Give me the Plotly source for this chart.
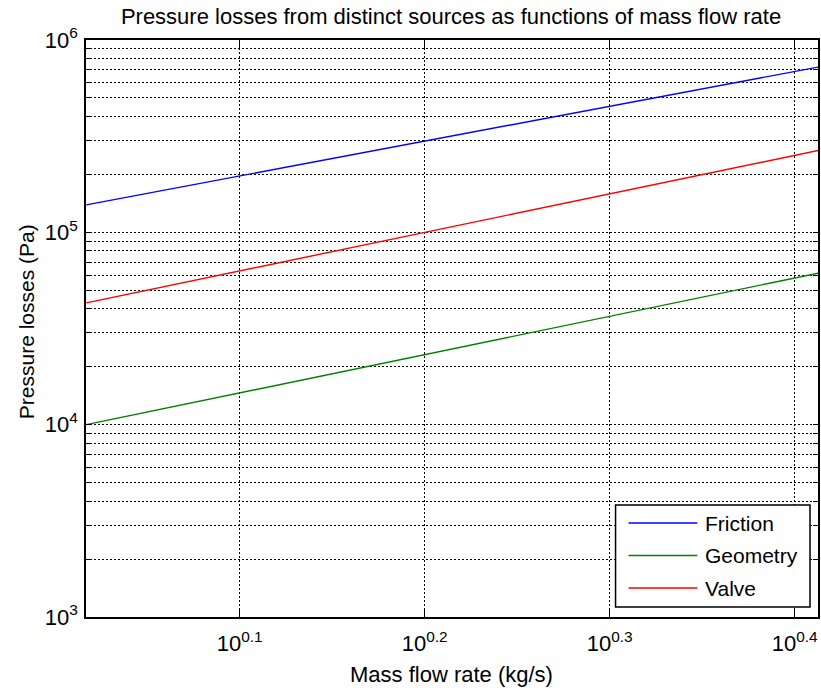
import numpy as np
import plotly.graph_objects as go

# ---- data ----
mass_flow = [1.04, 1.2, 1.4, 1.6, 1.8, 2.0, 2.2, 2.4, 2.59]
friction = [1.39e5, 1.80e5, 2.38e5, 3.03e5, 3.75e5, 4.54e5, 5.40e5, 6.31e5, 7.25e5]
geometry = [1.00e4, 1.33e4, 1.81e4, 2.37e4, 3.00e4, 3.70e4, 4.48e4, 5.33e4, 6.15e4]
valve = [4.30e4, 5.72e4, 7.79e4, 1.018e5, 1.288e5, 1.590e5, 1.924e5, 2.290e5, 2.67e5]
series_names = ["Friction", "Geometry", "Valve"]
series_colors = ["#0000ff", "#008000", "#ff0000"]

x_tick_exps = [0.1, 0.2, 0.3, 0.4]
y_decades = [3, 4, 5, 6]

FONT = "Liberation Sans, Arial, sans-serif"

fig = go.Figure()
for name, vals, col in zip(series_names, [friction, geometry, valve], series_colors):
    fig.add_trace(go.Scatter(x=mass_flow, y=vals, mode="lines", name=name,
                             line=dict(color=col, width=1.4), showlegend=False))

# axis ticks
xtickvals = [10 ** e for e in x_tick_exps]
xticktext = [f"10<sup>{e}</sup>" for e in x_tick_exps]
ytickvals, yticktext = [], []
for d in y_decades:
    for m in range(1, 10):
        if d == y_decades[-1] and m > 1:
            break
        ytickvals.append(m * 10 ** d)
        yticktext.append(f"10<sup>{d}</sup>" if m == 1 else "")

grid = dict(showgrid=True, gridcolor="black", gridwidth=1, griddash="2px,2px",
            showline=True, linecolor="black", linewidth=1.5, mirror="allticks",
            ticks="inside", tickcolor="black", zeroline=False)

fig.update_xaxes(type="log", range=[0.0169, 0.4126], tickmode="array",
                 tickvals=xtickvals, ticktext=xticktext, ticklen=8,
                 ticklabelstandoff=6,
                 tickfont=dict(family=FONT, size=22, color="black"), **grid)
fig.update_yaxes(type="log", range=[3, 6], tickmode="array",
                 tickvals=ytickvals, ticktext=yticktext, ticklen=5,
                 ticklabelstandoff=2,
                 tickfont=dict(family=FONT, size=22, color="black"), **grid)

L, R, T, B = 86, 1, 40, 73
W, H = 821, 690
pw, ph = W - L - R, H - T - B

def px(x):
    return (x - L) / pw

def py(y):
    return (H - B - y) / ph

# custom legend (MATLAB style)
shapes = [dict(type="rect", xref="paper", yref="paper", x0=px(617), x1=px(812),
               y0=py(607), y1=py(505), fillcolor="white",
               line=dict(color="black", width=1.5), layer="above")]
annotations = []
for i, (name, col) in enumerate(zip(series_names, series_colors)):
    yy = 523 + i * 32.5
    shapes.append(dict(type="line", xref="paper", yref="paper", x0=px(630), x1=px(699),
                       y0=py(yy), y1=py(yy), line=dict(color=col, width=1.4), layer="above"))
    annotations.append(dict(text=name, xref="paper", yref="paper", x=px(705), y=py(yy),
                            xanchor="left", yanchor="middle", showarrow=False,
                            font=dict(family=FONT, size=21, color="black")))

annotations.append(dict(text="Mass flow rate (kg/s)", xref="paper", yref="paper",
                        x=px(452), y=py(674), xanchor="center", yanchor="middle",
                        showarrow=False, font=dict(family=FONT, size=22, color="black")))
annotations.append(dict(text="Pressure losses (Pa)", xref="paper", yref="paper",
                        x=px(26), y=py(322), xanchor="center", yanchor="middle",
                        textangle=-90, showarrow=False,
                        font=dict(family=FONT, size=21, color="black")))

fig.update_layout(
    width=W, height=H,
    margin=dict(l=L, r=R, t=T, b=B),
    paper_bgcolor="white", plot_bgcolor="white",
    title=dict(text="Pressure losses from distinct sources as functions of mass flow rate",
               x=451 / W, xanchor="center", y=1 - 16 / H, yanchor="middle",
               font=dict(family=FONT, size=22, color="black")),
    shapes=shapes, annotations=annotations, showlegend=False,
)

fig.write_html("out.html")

* * *

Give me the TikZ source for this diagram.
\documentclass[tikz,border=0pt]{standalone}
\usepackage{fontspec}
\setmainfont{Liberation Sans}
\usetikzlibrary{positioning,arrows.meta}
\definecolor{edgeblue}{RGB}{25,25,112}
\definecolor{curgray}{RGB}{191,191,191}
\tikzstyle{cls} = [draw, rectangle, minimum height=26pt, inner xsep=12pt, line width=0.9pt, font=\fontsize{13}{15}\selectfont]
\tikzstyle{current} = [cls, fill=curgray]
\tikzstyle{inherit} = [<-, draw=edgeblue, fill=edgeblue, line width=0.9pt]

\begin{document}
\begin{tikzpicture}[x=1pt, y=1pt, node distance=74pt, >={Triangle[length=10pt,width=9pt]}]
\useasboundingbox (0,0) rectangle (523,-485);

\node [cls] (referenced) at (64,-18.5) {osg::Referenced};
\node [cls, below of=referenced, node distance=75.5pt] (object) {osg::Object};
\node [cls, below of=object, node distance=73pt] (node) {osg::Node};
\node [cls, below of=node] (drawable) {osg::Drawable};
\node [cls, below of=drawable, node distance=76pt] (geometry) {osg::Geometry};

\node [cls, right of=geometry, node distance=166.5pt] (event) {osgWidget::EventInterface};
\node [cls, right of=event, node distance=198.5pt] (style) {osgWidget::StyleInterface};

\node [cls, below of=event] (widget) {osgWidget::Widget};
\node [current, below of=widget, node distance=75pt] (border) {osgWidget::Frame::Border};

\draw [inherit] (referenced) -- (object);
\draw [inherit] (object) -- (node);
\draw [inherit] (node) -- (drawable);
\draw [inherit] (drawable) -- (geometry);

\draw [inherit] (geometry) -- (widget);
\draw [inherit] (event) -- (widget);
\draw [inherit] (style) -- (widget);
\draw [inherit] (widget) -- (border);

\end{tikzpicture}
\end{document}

▸ The exercise
From the records above, copy exactly the lines starting at the one with "Give me the Plotly source for this chart." and ending at the one with "y_decades = [3, 4, 5, 6]", and no others. Pictures stay out.

▸ The output
Give me the Plotly source for this chart.
import numpy as np
import plotly.graph_objects as go

# ---- data ----
mass_flow = [1.04, 1.2, 1.4, 1.6, 1.8, 2.0, 2.2, 2.4, 2.59]
friction = [1.39e5, 1.80e5, 2.38e5, 3.03e5, 3.75e5, 4.54e5, 5.40e5, 6.31e5, 7.25e5]
geometry = [1.00e4, 1.33e4, 1.81e4, 2.37e4, 3.00e4, 3.70e4, 4.48e4, 5.33e4, 6.15e4]
valve = [4.30e4, 5.72e4, 7.79e4, 1.018e5, 1.288e5, 1.590e5, 1.924e5, 2.290e5, 2.67e5]
series_names = ["Friction", "Geometry", "Valve"]
series_colors = ["#0000ff", "#008000", "#ff0000"]

x_tick_exps = [0.1, 0.2, 0.3, 0.4]
y_decades = [3, 4, 5, 6]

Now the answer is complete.